Why do people think that gas puff is fine and has no problems associated with it?

jmc,

It is not a laser wakefield. It is an electrostatic wakefield due to the oscillating beams.

Of course there will be problems. However, in an operating machine with long electron and ion lifetimes using alpha particles to ionize the gas flow should work fine. Assuming the engineering details can be worked out.

The mechanism for start up need only be turned on for a few milliseconds at most. Assuming the decelerator is also charged up at start up that means injecting ~2MeV electrons into the machine to get it going. Then you turn off the e-beams and let alpha production do the rest.

At least that would be my preferred design. As much empty space as possible.
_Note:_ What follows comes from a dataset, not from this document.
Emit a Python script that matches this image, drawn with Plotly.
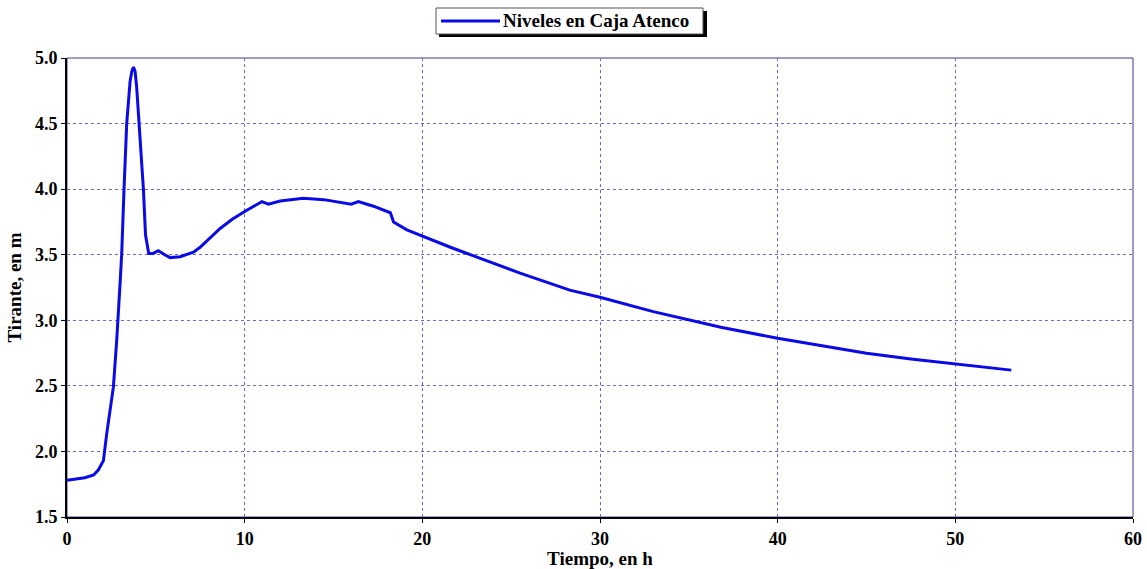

Because nothing is the cheapest material you can use and it eliminates the heating problem from alpha loading.

If you are squirting gas in through the decelerator section you are fighting ionization from alphas headed in the other direction.

BTW I don't anticipate gas puffing. Steady flows based on pressure/density feedback is the way to go. Gas puffing was used because it was quick and dirty and solved the immediate problem.

Are you sure alpha particles are that good at ionizing? I think the fact that they are moving so fast actually reduces their cross-section of collission and ability to ionize. I also thought there was relatively few of them around and that even in a reactor their density would be far lower then he plasma. I still don't understand how this spontaneous ionization

This oscillating electrostatic wakefield, is it created by oscillating the voltage at the thermionic electron emitters at the cusp?

Empty space? Cheap? Evacuated volume is extremely expensive and should be used sparingly and efficiently.